Finding the ideal well location is the job of geophysicists, petrophysicists, geologists, and data scientists who take vast amounts of data collected from a basin to build a subsurface map of its geological formations.

The data collected at the site often comes from existing wells. For example, a variety of exotic sensors may collect data about many attributes of the soil and rock at every 6 inches, thousands of feet into the earth. To make this information useful for finding new minerals, large algorithmic models are used to interpolate the values of attributes between the collected data points. This produces a large 3D volume of data.

Legacy Architectural Challenges

To make sense of the data, it needs to be visualized. Scientists can make more informed decisions when the data has sufficient detail. It is also important that the visualization solution is fast enough for them to interact with it in real-time. Traditionally, these needs have conflicted and either interactivity or detail is sacrificed.

A challenge of working with volumetric data is that as the detail increases, the number of data points increase on the order of N3. In comparison, increasing the detail of an image increases the data on the order of N2.

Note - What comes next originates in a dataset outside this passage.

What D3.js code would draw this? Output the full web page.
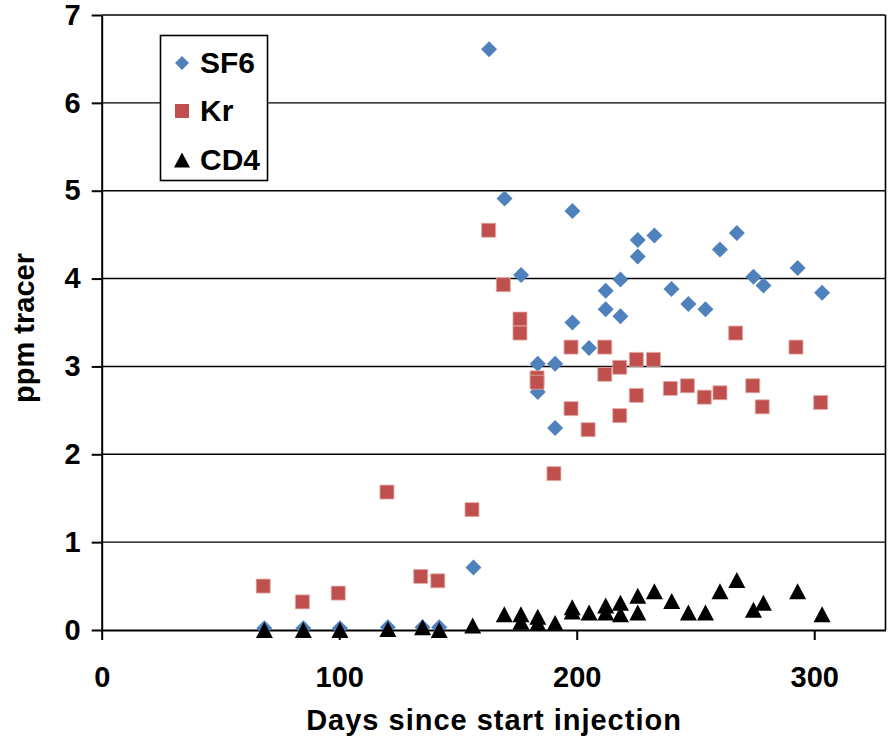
<!DOCTYPE html>
<html>
<head>
<meta charset="utf-8">
<script src="https://cdn.jsdelivr.net/npm/d3@7"></script>
<style>
  body { margin: 0; background: #fff; }
  text { font-family: "Liberation Sans", Arial, sans-serif; font-weight: bold; }
</style>
</head>
<body>
<script>
// Data
const sf6Days = [68.5, 84.9, 100.3, 120.5, 135.1, 142.1, 156.5, 163.1, 169.6, 176.6, 183.6, 183.6, 190.9, 190.9,
  198.2, 198.2, 205.2, 212.2, 212.2, 218.4, 218.4, 225.7, 225.7, 232.7, 239.9, 247, 254.2, 260.3, 267.4, 274.4,
  278.6, 293, 303.3];
const sf6Vals = [0.02, 0.02, 0.02, 0.03, 0.03, 0.03, 0.71, 6.61, 4.91, 4.04, 3.03, 2.71, 3.03, 2.30,
  4.77, 3.50, 3.21, 3.86, 3.65, 3.99, 3.57, 4.44, 4.25, 4.49, 3.88, 3.71, 3.65, 4.33, 4.52, 4.02,
  3.92, 4.12, 3.84];

const krDays = [68, 84.5, 99.6, 120.1, 134.3, 141.5, 155.9, 162.9, 169.1, 176.1, 176.1, 183.3, 183.3, 190.4,
  197.6, 197.6, 204.8, 211.8, 211.8, 218.1, 218.1, 225.1, 225.1, 232.3, 239.4, 246.6, 253.7, 260.3, 266.9,
  274.1, 278.1, 292.3, 302.7];
const krVals = [0.50, 0.32, 0.42, 1.57, 0.61, 0.56, 1.37, 4.55, 3.93, 3.54, 3.38, 2.87, 2.82, 1.78,
  3.22, 2.52, 2.28, 3.22, 2.91, 2.99, 2.44, 3.08, 2.67, 3.08, 2.75, 2.78, 2.65, 2.70, 3.38,
  2.78, 2.54, 3.22, 2.59];

const cd4Days = [68.5, 84.9, 100.3, 120.5, 135.1, 142.1, 156.2, 169.5, 176.5, 176.5, 183.6, 183.6, 190.9,
  198.1, 198.1, 205.2, 212.2, 212.2, 218.4, 218.4, 225.7, 225.7, 232.7, 240, 247, 254.2, 260.3, 267.4,
  274.4, 278.6, 293, 303.3];
const cd4Vals = [0, 0, 0, 0.01, 0.03, 0, 0.05, 0.18, 0.18, 0.095, 0.15, 0.08, 0.08,
  0.26, 0.21, 0.20, 0.28, 0.20, 0.31, 0.18, 0.39, 0.20, 0.44, 0.33, 0.20, 0.20, 0.44, 0.57,
  0.23, 0.31, 0.44, 0.18];

const xTicks = [0, 100, 200, 300];
const yTicks = [0, 1, 2, 3, 4, 5, 6, 7];
const seriesNames = ['SF6', 'Kr', 'CD4'];

const width = 889;
const height = 744;
const plotLeft = 101.7, plotRight = 885.5, plotTop = 15, plotBottom = 630;

const svg = d3.select('body')
  .append('svg')
  .attr('width', width)
  .attr('height', height);

const xScale = d3.scaleLinear().domain([0, 330]).range([plotLeft, plotRight]);
const yScale = d3.scaleLinear().domain([0, 7]).range([plotBottom, plotTop]);

// horizontal gridlines
svg.append('g')
  .selectAll('line')
  .data(yTicks.filter(d => d > 0))
  .enter()
  .append('line')
  .attr('x1', plotLeft)
  .attr('x2', plotRight)
  .attr('y1', d => yScale(d))
  .attr('y2', d => yScale(d))
  .attr('stroke', '#000')
  .attr('stroke-width', 1.4);

// right border
svg.append('line')
  .attr('x1', plotRight).attr('x2', plotRight)
  .attr('y1', plotTop).attr('y2', plotBottom)
  .attr('stroke', '#000')
  .attr('stroke-width', 1.6);

// axes
const xAxis = svg.append('g')
  .attr('transform', 'translate(0,' + plotBottom + ')')
  .call(d3.axisBottom(xScale).tickValues(xTicks).tickFormat(d3.format('d'))
    .tickSize(10).tickPadding(26).tickSizeOuter(0));

const yAxis = svg.append('g')
  .attr('transform', 'translate(' + plotLeft + ',0)')
  .call(d3.axisLeft(yScale).tickValues(yTicks).tickFormat(d3.format('d'))
    .tickSize(10).tickPadding(11).tickSizeOuter(0));

[xAxis, yAxis].forEach(g => {
  g.select('.domain').attr('stroke', '#000').attr('stroke-width', 2);
  g.selectAll('.tick line').attr('stroke', '#000').attr('stroke-width', 2);
  g.selectAll('.tick text')
    .attr('fill', '#000')
    .style('font-size', '29px')
    .style('font-family', '"Liberation Sans", Arial, sans-serif')
    .style('font-weight', 'bold');
});

// axis titles
svg.append('text')
  .attr('x', 494)
  .attr('y', 730)
  .attr('text-anchor', 'middle')
  .style('font-size', '29px')
  .style('letter-spacing', '1px')
  .text('Days since start injection');

svg.append('text')
  .attr('transform', 'translate(34,328) rotate(-90)')
  .attr('text-anchor', 'middle')
  .style('font-size', '29px')
  .text('ppm tracer');

// marker shapes
const diamond = d3.symbol(d3.symbolSquare, 128);
const square = d3.symbol(d3.symbolSquare, 196);
const triShape = {
  draw(ctx, size) {
    const w = Math.sqrt(size), h = w * 0.94;
    ctx.moveTo(0, -h / 2);
    ctx.lineTo(w / 2, h / 2);
    ctx.lineTo(-w / 2, h / 2);
    ctx.closePath();
  }
};
const triangle = d3.symbol(triShape, 289);

const plot = svg.append('g');

plot.selectAll('.sf6')
  .data(sf6Days)
  .enter()
  .append('path')
  .attr('class', 'sf6')
  .attr('d', diamond)
  .attr('transform', (d, i) => 'translate(' + xScale(d) + ',' + yScale(sf6Vals[i]) + ') rotate(45)')
  .attr('fill', '#4F81BD');

plot.selectAll('.kr')
  .data(krDays)
  .enter()
  .append('path')
  .attr('class', 'kr')
  .attr('d', square)
  .attr('transform', (d, i) => 'translate(' + xScale(d) + ',' + yScale(krVals[i]) + ')')
  .attr('fill', '#C0504D')
  .attr('stroke', '#e3a9a7')
  .attr('stroke-width', 0.8);

plot.selectAll('.cd4')
  .data(cd4Days)
  .enter()
  .append('path')
  .attr('class', 'cd4')
  .attr('d', triangle)
  .attr('transform', (d, i) => 'translate(' + xScale(d) + ',' + yScale(cd4Vals[i]) + ')')
  .attr('fill', '#000');

// legend
const legend = svg.append('g');
legend.append('rect')
  .attr('x', 160.5).attr('y', 35.5)
  .attr('width', 107).attr('height', 145)
  .attr('fill', '#fff')
  .attr('stroke', '#000')
  .attr('stroke-width', 1.6);

const legendShapes = [d3.symbol(d3.symbolSquare, 98), d3.symbol(d3.symbolSquare, 196), d3.symbol(triShape, 256)];
const legendColors = ['#4F81BD', '#C0504D', '#000'];
const legendY = [63, 111, 160];

seriesNames.forEach((name, i) => {
  legend.append('path')
    .attr('d', legendShapes[i])
    .attr('transform', 'translate(182,' + legendY[i] + ')' + (i === 0 ? ' rotate(45)' : ''))
    .attr('fill', legendColors[i]);
  legend.append('text')
    .attr('x', 200)
    .attr('y', legendY[i] + 10)
    .style('font-size', '30px')
    .text(name);
});
</script>
</body>
</html>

In addition, volumetric data is difficult for databases to index, because if the data is optimized for retrieval by an X-Y plane, it can’t be optimized for an X-Z or Y-Z plane. Legacy databases need to optimize performance by creating indexes because their CPU or disk is too slow. Kinetica has less of a need for indexes because of the brute force power of its GPUs.

When working with billion point data sets, companies often turn to distributed solutions like HDFS or Cassandra, but unfortunately, these architectures don’t allow for interaction with the data. When interactivity is desired, they work with legacy applications that support low-resolution data of under 10 million data points.

Kinetica Visualization Architecture

The Kinetica solution has been demonstrated to support interaction with data sets of up to 100 billion points. This is made possible by Kinetica’s low latency and GPU-accelerated architecture. A single request can be processed by dozens of GPUs on many nodes simultaneously and can return a sub-second response.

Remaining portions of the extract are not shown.